I had a third win - again on triple 8 - and while I can’t for the life of me remember what hand I had, I do know I won a fourth. At one point I got back up to $97, before the inevitable downward spiral. Sometime around half past midnight, two hours after I sat down at the table, I finally go ALL IN on a hand.

It's against Hoody, who’d become a nemesis of sorts sitting across the table. I had an 8 in my hand, and 8s had been lucky for me so far. Another 8 came out on the flop, as well as a 10. For some reason I thought my other pocket card is a 10. Brilliant. Two pair. I went in relatively hard, about a $15 raise. The turn came out. Can’t remember what it was. Didn’t matter. I kept going. Another $10. The river came out. A 7. Bonza. I raised. Hoody raised further. I went ALL IN.

I flipped my cards, and in the split second they were turning I remembered I didn’t have a 10. I had a King. I only had one pair. My brain rallied “That’s OK, maybe you’ll beat him on a king high.” But then Hoody flipped. He had 8s and 7s. SEVENS! He’d scored a second pair only on the river! Foolish me hadn’t bet strongly early enough to scare him off. The bugger stayed around and Dame Fortune smiled on him.

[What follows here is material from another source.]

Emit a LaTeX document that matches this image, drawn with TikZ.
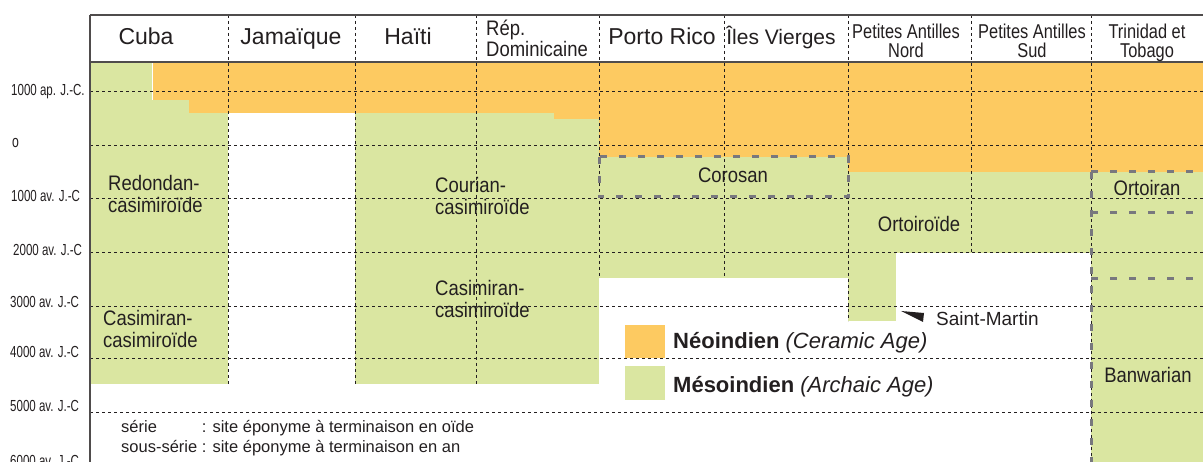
\documentclass[tikz,border=0pt]{standalone}
\usepackage{fontspec}
\setmainfont{Liberation Sans}
\newfontfamily\datefont[FakeStretch=0.72]{Liberation Sans}
\newfontfamily\paysfont[FakeStretch=0.82]{Liberation Sans}
\newfontfamily\culturefont[FakeStretch=0.88]{Liberation Sans}

\definecolor{neo}{RGB}{253,202,97}
\definecolor{meso}{RGB}{218,230,161}
\definecolor{trait}{RGB}{35,31,32}
\definecolor{tiret}{RGB}{120,120,126}

\tikzset{
  grille/.style={trait, line width=0.9pt, dash pattern=on 3pt off 3pt},
  serie/.style={tiret, line width=3pt, dash pattern=on 7pt off 12pt},
  cadre/.style={trait!80, line width=1.5pt},
  pays/.style={font=\fontsize{23}{26}\selectfont, text=trait, inner sep=0pt, anchor=base},
  paysdeux/.style={font=\paysfont\fontsize{20}{18.5}\selectfont, text=trait, inner sep=0pt, align=center, anchor=north},
  datation/.style={font=\datefont\fontsize{16}{18}\selectfont, text=trait, inner sep=0pt, anchor=base west},
  culture/.style={font=\culturefont\fontsize{21}{22.5}\selectfont, text=trait, inner sep=0pt, align=left, anchor=north west},
  phase/.style={font=\culturefont\fontsize{21}{22.5}\selectfont, text=trait, inner sep=0pt, anchor=base},
}

\begin{document}
\begin{tikzpicture}[x=1pt,y=-1pt]
    \useasboundingbox (0,0) rectangle (1203,462);

    % Néoindien
    \fill[neo] (153,62) rectangle (228,100);
    \fill[neo] (189,100) rectangle (228,113);
    \fill[neo] (228,62) rectangle (599,113);
    \fill[neo] (554,113) rectangle (599,119);
    \fill[neo] (599,62) rectangle (848,157);
    \fill[neo] (848,62) rectangle (1203,172);

    % Mésoindien
    \fill[meso] (90,62) rectangle (152,100);
    \fill[meso] (90,100) rectangle (189,113);
    \fill[meso] (90,113) rectangle (228,384);
    \fill[meso] (355,113) rectangle (554,384);
    \fill[meso] (554,119) rectangle (599,384);
    \fill[meso] (599,157) rectangle (848,278);
    \fill[meso] (848,172) rectangle (1091,253);
    \fill[meso] (848,253) rectangle (896,321);
    \fill[meso] (1091,172) rectangle (1203,462);

    % En-tête
    \fill[white] (90,15) rectangle (1203,62);

    % Dates
    \draw[grille] (90,91) -- (1203,91);
    \draw[grille] (90,145) -- (1203,145);
    \draw[grille] (90,198) -- (1203,198);
    \draw[grille] (90,252) -- (1203,252);
    \draw[grille] (90,306) -- (1203,306);
    \draw[grille] (90,358) -- (1203,358);
    \draw[grille] (90,412) -- (1203,412);

    % Colonnes
    \draw[grille] (228,15) -- (228,384);
    \draw[grille] (355,15) -- (355,384);
    \draw[grille] (476,15) -- (476,384);
    \draw[grille] (599,15) -- (599,278);
    \draw[grille] (724,15) -- (724,278);
    \draw[grille] (848,15) -- (848,321);
    \draw[grille] (971,15) -- (971,253);
    \draw[grille] (1091,15) -- (1091,462);

    % Sous-séries
    \draw[serie] (599,157) rectangle (848,197);
    \draw[serie] (1091,172) -- (1203,172);
    \draw[serie] (1091,213) -- (1203,213);
    \draw[serie] (1091,279) -- (1203,279);
    \draw[serie] (1091,172) -- (1091,462);

    \draw[cadre] (90,15) -- (1203,15);
    \draw[cadre, line width=2pt] (90,62) -- (1203,62);
    \draw[cadre] (90,15) -- (90,462);

    \node[pays] (cuba) at (146,45) {Cuba};
    \node[pays] (jamaique) at (291,45) {Jamaïque};
    \node[pays] (haiti) at (408,45) {Haïti};
    \node[paysdeux, font=\culturefont\fontsize{21}{21}\selectfont, align=left, anchor=north west] (repdom) at (486,20) {Rép.\\Dominicaine};
    \node[pays] (portorico) at (662,45) {Porto Rico};
    \node[pays, font=\fontsize{21}{24}\selectfont] (vierges) at (781,45) {Îles Vierges};
    \node[paysdeux] (pan) at (906,24) {Petites Antilles\\Nord};
    \node[paysdeux] (pas) at (1032,24) {Petites Antilles\\Sud};
    \node[paysdeux] (trinidad) at (1147,24) {Trinidad et\\Tobago};

    \node[datation] (d1) at (11,96) {1000 ap. J.-C.};
    \node[datation, font=\datefont\fontsize{17}{20}\selectfont] (d0) at (12,148) {o};
    \node[datation] (d2) at (11,202) {1000 av. J.-C};
    \node[datation] (d3) at (13,256) {2000 av. J.-C};
    \node[datation] (d4) at (10,308) {3000 av. J.-C};
    \node[datation] (d5) at (10,358) {4000 av. J.-C};
    \node[datation] (d6) at (10,412) {5000 av. J.-C};
    \node[datation] (d7) at (10,466) {6000 av. J.-C};

    \node[culture] (redondan) at (108,175) {Redondan-\\casimiroïde};
    \node[culture] (casicuba) at (103,310) {Casimiran-\\casimiroïde};
    \node[culture] (courian) at (435,177) {Courian-\\casimiroïde};
    \node[culture] (casihaiti) at (435,280) {Casimiran-\\casimiroïde};
    \node[phase] (corosan) at (733,183) {Corosan};
    \node[phase] (ortoiroide) at (919,232) {Ortoiroïde};
    \node[phase] (ortoiran) at (1147,196) {Ortoiran};
    \node[phase] (banwarian) at (1148,383) {Banwarian};

    % Saint-Martin
    \fill[trait] (901,311) -- (924,313) -- (923,322) -- cycle;
    \node[font=\fontsize{19}{22}\selectfont, text=trait, inner sep=0pt, anchor=base west] (stmartin) at (936,326) {Saint-Martin};

    % Légende
    \fill[neo] (625,325) rectangle (665,358);
    \fill[meso] (625,366) rectangle (665,400);
    \node[font=\fontsize{22}{26}\selectfont, text=trait, inner sep=0pt, anchor=base west] (neoindien) at (673,349) {\textbf{Néoindien} \textit{(Ceramic Age)}};
    \node[font=\fontsize{22}{26}\selectfont, text=trait, inner sep=0pt, anchor=base west] (mesoindien) at (673,392) {\textbf{Mésoindien} \textit{(Archaic Age)}};

    \node[font=\fontsize{16.5}{20}\selectfont, text=trait, inner sep=0pt, anchor=base west] (notes) at (121,432)
      {\begin{tabular}[t]{@{}l@{ }l@{}}série & : site éponyme à terminaison en oïde\\sous-série & : site éponyme à terminaison en an\end{tabular}};
\end{tikzpicture}
\end{document}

I pondered, for a moment, as the dealer gathered up my last chips and passed them over to Hoody, about whether I should pop to the ATM and grab another $100. To be honest, I was really enjoying myself. This was fun, and the money didn’t seem so consequential when it took the form of chips. And then I looked at "The ATM". He had to be at least $400 down, with no sign of stopping. I realised I had lost the money I was prepared to lose, and should retire from the table looking tense but dignified.

If I learn nothing else from the music of Kenny Rogers, at least I’ve learnt when to walk away.

Postscript: “James” finished with $320 profit; “Chris” with $175. “Pete” joined in and was up $50 by night’s end. “Jess” lost her loose change at blackjack. “Troy” and “Richard” simply watched like wise gargoyles. “Chiv” was last seen dancing to the steel drum busker out front.